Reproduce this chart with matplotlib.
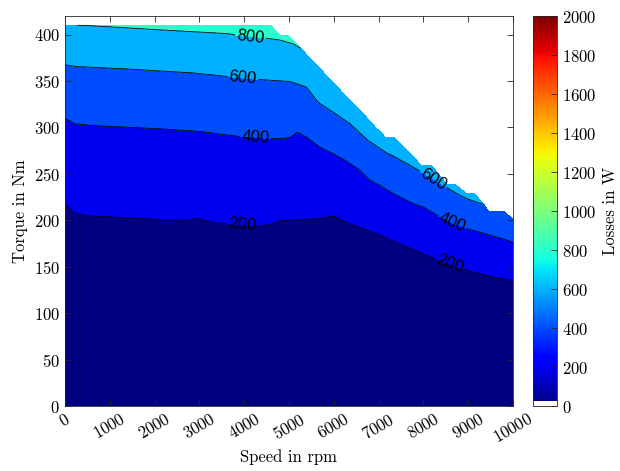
import numpy as np
import matplotlib
matplotlib.use('Agg')
import matplotlib.pyplot as plt
import matplotlib.colors as mcolors
import matplotlib.cm as cm

plt.rcParams['font.family'] = ['cmr10']
plt.rcParams['axes.formatter.use_mathtext'] = True
plt.rcParams['mathtext.fontset'] = 'cm'

# Full-load envelope (speed in rpm, max torque in Nm)
env_speed = [0, 4610, 4800, 4985, 5313, 7165, 7370, 7960, 8185, 8520, 8700, 8970, 9150, 9490, 9820, 10000]
env_torque = [410, 410, 399, 399, 383, 289, 289, 259, 259, 239, 239, 229, 229, 209, 209, 201]

iso200_speed = [0, 200, 480, 1380, 2120, 2720, 2980, 3310, 3610, 4000, 4350, 4580, 4800, 5020, 5620, 5990,
                6360, 6960, 7550, 8070, 8500, 8970, 9560, 10000]
iso200_torque = [218, 208, 205, 203, 201, 200, 201.8, 197.5, 196.5, 195, 194, 195.3, 200, 200, 201.8, 204.6,
                 196.4, 185.7, 173.1, 162.4, 155, 146.2, 139, 135.5]

iso400_speed = [0, 220, 630, 2120, 3010, 3830, 4300, 4720, 5020, 5190, 5390, 5690, 6175, 6585, 6810, 7030,
                7320, 7770, 8000, 8500, 8970, 9640, 10000]
iso400_torque = [310, 304, 302, 298.6, 295.7, 290.6, 289, 287.8, 289, 295, 289.6, 278.8, 267, 254, 243, 237.6,
                 229, 218, 214.3, 200, 191, 182, 176.7]

iso600_speed = [0, 260, 1380, 2860, 3610, 4000, 4350, 5020, 5390, 5650, 6030, 6360, 6760, 7180, 7370, 7630,
                8200, 8590, 8970, 9410, 9700, 10000]
iso600_torque = [367.4, 365.6, 363, 358.7, 355, 353, 351.6, 349.5, 343.4, 327, 315, 304, 286, 272.5, 268, 261,
                 245, 233, 223, 216, 213, 208]

iso800_speed = [0, 560, 2120, 3610, 4130, 4500, 4800, 5090, 5400]
iso800_torque = [410.5, 409.5, 405, 401, 397.5, 396, 394, 390, 381]

levels = [0, 200, 400, 600, 800, 1000, 1200, 1400, 1600, 1800, 2000]
cbar_ticks = [0, 200, 400, 600, 800, 1000, 1200, 1400, 1600, 1800, 2000]

# build the loss map on a regular grid from the iso curves
speed = np.linspace(0, 10000, 501)
torque = np.linspace(0, 420, 841)
S, T = np.meshgrid(speed, torque)
L = np.full(S.shape, np.nan)
for j, s in enumerate(speed):
    t2 = np.interp(s, iso200_speed, iso200_torque)
    t4 = np.interp(s, iso400_speed, iso400_torque)
    t6 = np.interp(s, iso600_speed, iso600_torque)
    t8 = np.interp(s, iso800_speed, iso800_torque)
    col = np.interp(torque, [0, t2, t4, t6, t8, t8 + 100], [100, 200, 400, 600, 800, 950])
    col[torque > np.interp(s, env_speed, env_torque)] = np.nan
    L[:, j] = col

jet = plt.get_cmap('jet')
fill_colors = [jet(lv / 2000) for lv in levels[:-1]]

fig = plt.figure(figsize=(6.2, 4.71), dpi=100)
ax = fig.add_axes([0.1048, 0.138, 0.7226, 0.828])
cax = fig.add_axes([0.86, 0.138, 0.0387, 0.828])

ax.contourf(S, T, L, levels=levels, colors=fill_colors)
cs = ax.contour(S, T, L, levels=[200, 400, 600, 800], colors='k', linewidths=0.6)
label_pos = [(3950, 196), (8600, 155), (4250, 289), (8640, 197), (3970, 353), (8210, 243), (4130, 397)]
labels = ax.clabel(cs, inline=True, fontsize=12, fmt='%d', manual=label_pos, inline_spacing=3)
for t in labels:
    t.set_fontfamily('Liberation Sans')

ax.set_xlim(0, 10000)
ax.set_ylim(0, 420)
ax.set_xticks(range(0, 10001, 1000))
ax.set_yticks(range(0, 401, 50))
ax.tick_params(direction='in', top=True, right=True, labelsize=12, length=4, width=0.6,
               color='0.15')
for lab in ax.get_xticklabels():
    lab.set_rotation(30)
    lab.set_ha('center')
for sp in ax.spines.values():
    sp.set_color('0.15')
    sp.set_linewidth(0.6)
ax.set_xlabel('Speed in rpm', fontsize=12, labelpad=2)
ax.set_ylabel('Torque in Nm', fontsize=12)

cb_colors = jet(np.linspace(0, 1, 256))
cb_colors[:3] = [1, 1, 1, 1]
cb_cmap = mcolors.ListedColormap(cb_colors)
sm = cm.ScalarMappable(norm=mcolors.Normalize(0, 2000), cmap=cb_cmap)
cb = fig.colorbar(sm, cax=cax, ticks=cbar_ticks)
cb.outline.set_edgecolor('0.15')
cb.outline.set_linewidth(0.6)
cax.tick_params(direction='in', labelsize=12, length=4, width=0.6, color='0.15')
cb.set_label('Losses in W', fontsize=12, labelpad=4)

fig.savefig('out.png', dpi=100)
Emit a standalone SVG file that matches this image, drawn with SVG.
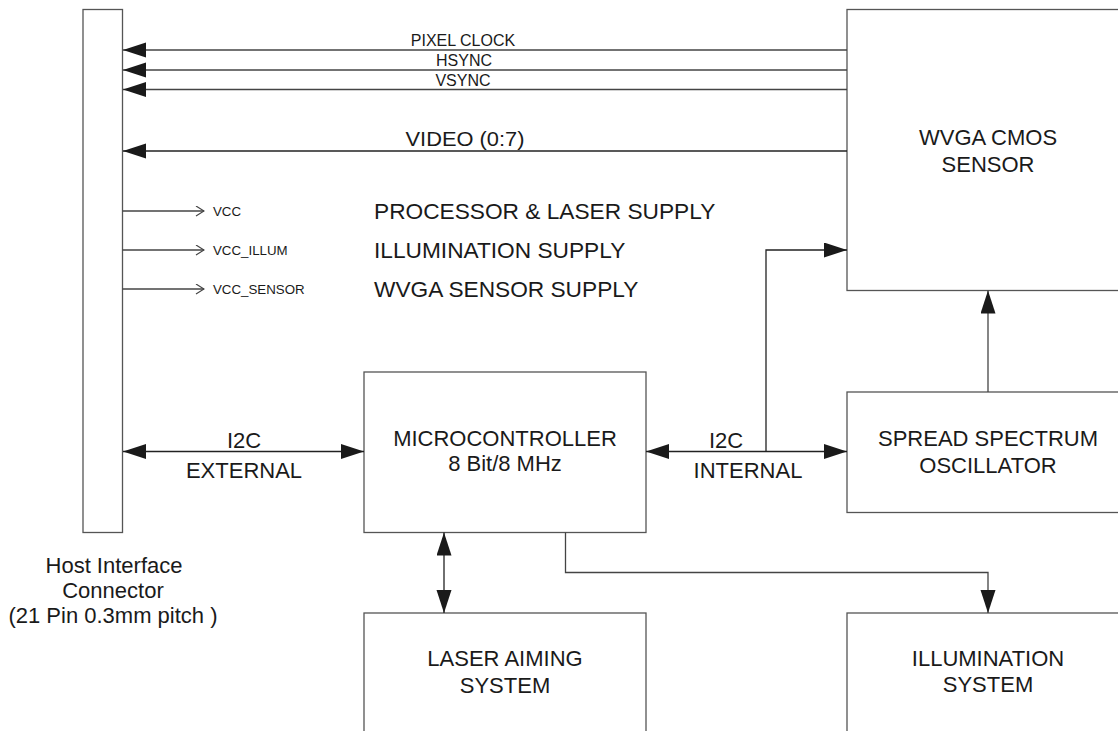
-=-=-=-=-
* _TASK REQUIREMENTS_
Reproduce the entries above exactly. Do not include the images.

* _RESULT OF THE EXERCISE_
Reproduce this chart with matplotlib.
import numpy as np
import matplotlib
matplotlib.use('Agg')
import matplotlib.pyplot as plt
import matplotlib.colors as mcolors
import matplotlib.cm as cm

plt.rcParams['font.family'] = ['cmr10']
plt.rcParams['axes.formatter.use_mathtext'] = True
plt.rcParams['mathtext.fontset'] = 'cm'

# Full-load envelope (speed in rpm, max torque in Nm)
env_speed = [0, 4610, 4800, 4985, 5313, 7165, 7370, 7960, 8185, 8520, 8700, 8970, 9150, 9490, 9820, 10000]
env_torque = [410, 410, 399, 399, 383, 289, 289, 259, 259, 239, 239, 229, 229, 209, 209, 201]

iso200_speed = [0, 200, 480, 1380, 2120, 2720, 2980, 3310, 3610, 4000, 4350, 4580, 4800, 5020, 5620, 5990,
                6360, 6960, 7550, 8070, 8500, 8970, 9560, 10000]
iso200_torque = [218, 208, 205, 203, 201, 200, 201.8, 197.5, 196.5, 195, 194, 195.3, 200, 200, 201.8, 204.6,
                 196.4, 185.7, 173.1, 162.4, 155, 146.2, 139, 135.5]

iso400_speed = [0, 220, 630, 2120, 3010, 3830, 4300, 4720, 5020, 5190, 5390, 5690, 6175, 6585, 6810, 7030,
                7320, 7770, 8000, 8500, 8970, 9640, 10000]
iso400_torque = [310, 304, 302, 298.6, 295.7, 290.6, 289, 287.8, 289, 295, 289.6, 278.8, 267, 254, 243, 237.6,
                 229, 218, 214.3, 200, 191, 182, 176.7]

iso600_speed = [0, 260, 1380, 2860, 3610, 4000, 4350, 5020, 5390, 5650, 6030, 6360, 6760, 7180, 7370, 7630,
                8200, 8590, 8970, 9410, 9700, 10000]
iso600_torque = [367.4, 365.6, 363, 358.7, 355, 353, 351.6, 349.5, 343.4, 327, 315, 304, 286, 272.5, 268, 261,
                 245, 233, 223, 216, 213, 208]

iso800_speed = [0, 560, 2120, 3610, 4130, 4500, 4800, 5090, 5400]
iso800_torque = [410.5, 409.5, 405, 401, 397.5, 396, 394, 390, 381]

levels = [0, 200, 400, 600, 800, 1000, 1200, 1400, 1600, 1800, 2000]
cbar_ticks = [0, 200, 400, 600, 800, 1000, 1200, 1400, 1600, 1800, 2000]

# build the loss map on a regular grid from the iso curves
speed = np.linspace(0, 10000, 501)
torque = np.linspace(0, 420, 841)
S, T = np.meshgrid(speed, torque)
L = np.full(S.shape, np.nan)
for j, s in enumerate(speed):
    t2 = np.interp(s, iso200_speed, iso200_torque)
    t4 = np.interp(s, iso400_speed, iso400_torque)
    t6 = np.interp(s, iso600_speed, iso600_torque)
    t8 = np.interp(s, iso800_speed, iso800_torque)
    col = np.interp(torque, [0, t2, t4, t6, t8, t8 + 100], [100, 200, 400, 600, 800, 950])
    col[torque > np.interp(s, env_speed, env_torque)] = np.nan
    L[:, j] = col

jet = plt.get_cmap('jet')
fill_colors = [jet(lv / 2000) for lv in levels[:-1]]

fig = plt.figure(figsize=(6.2, 4.71), dpi=100)
ax = fig.add_axes([0.1048, 0.138, 0.7226, 0.828])
cax = fig.add_axes([0.86, 0.138, 0.0387, 0.828])

ax.contourf(S, T, L, levels=levels, colors=fill_colors)
cs = ax.contour(S, T, L, levels=[200, 400, 600, 800], colors='k', linewidths=0.6)
label_pos = [(3950, 196), (8600, 155), (4250, 289), (8640, 197), (3970, 353), (8210, 243), (4130, 397)]
labels = ax.clabel(cs, inline=True, fontsize=12, fmt='%d', manual=label_pos, inline_spacing=3)
for t in labels:
    t.set_fontfamily('Liberation Sans')

ax.set_xlim(0, 10000)
ax.set_ylim(0, 420)
ax.set_xticks(range(0, 10001, 1000))
ax.set_yticks(range(0, 401, 50))
ax.tick_params(direction='in', top=True, right=True, labelsize=12, length=4, width=0.6,
               color='0.15')
for lab in ax.get_xticklabels():
    lab.set_rotation(30)
    lab.set_ha('center')
for sp in ax.spines.values():
    sp.set_color('0.15')
    sp.set_linewidth(0.6)
ax.set_xlabel('Speed in rpm', fontsize=12, labelpad=2)
ax.set_ylabel('Torque in Nm', fontsize=12)

cb_colors = jet(np.linspace(0, 1, 256))
cb_colors[:3] = [1, 1, 1, 1]
cb_cmap = mcolors.ListedColormap(cb_colors)
sm = cm.ScalarMappable(norm=mcolors.Normalize(0, 2000), cmap=cb_cmap)
cb = fig.colorbar(sm, cax=cax, ticks=cbar_ticks)
cb.outline.set_edgecolor('0.15')
cb.outline.set_linewidth(0.6)
cax.tick_params(direction='in', labelsize=12, length=4, width=0.6, color='0.15')
cb.set_label('Losses in W', fontsize=12, labelpad=4)

fig.savefig('out.png', dpi=100)
Emit a standalone SVG file that matches this image, drawn with SVG.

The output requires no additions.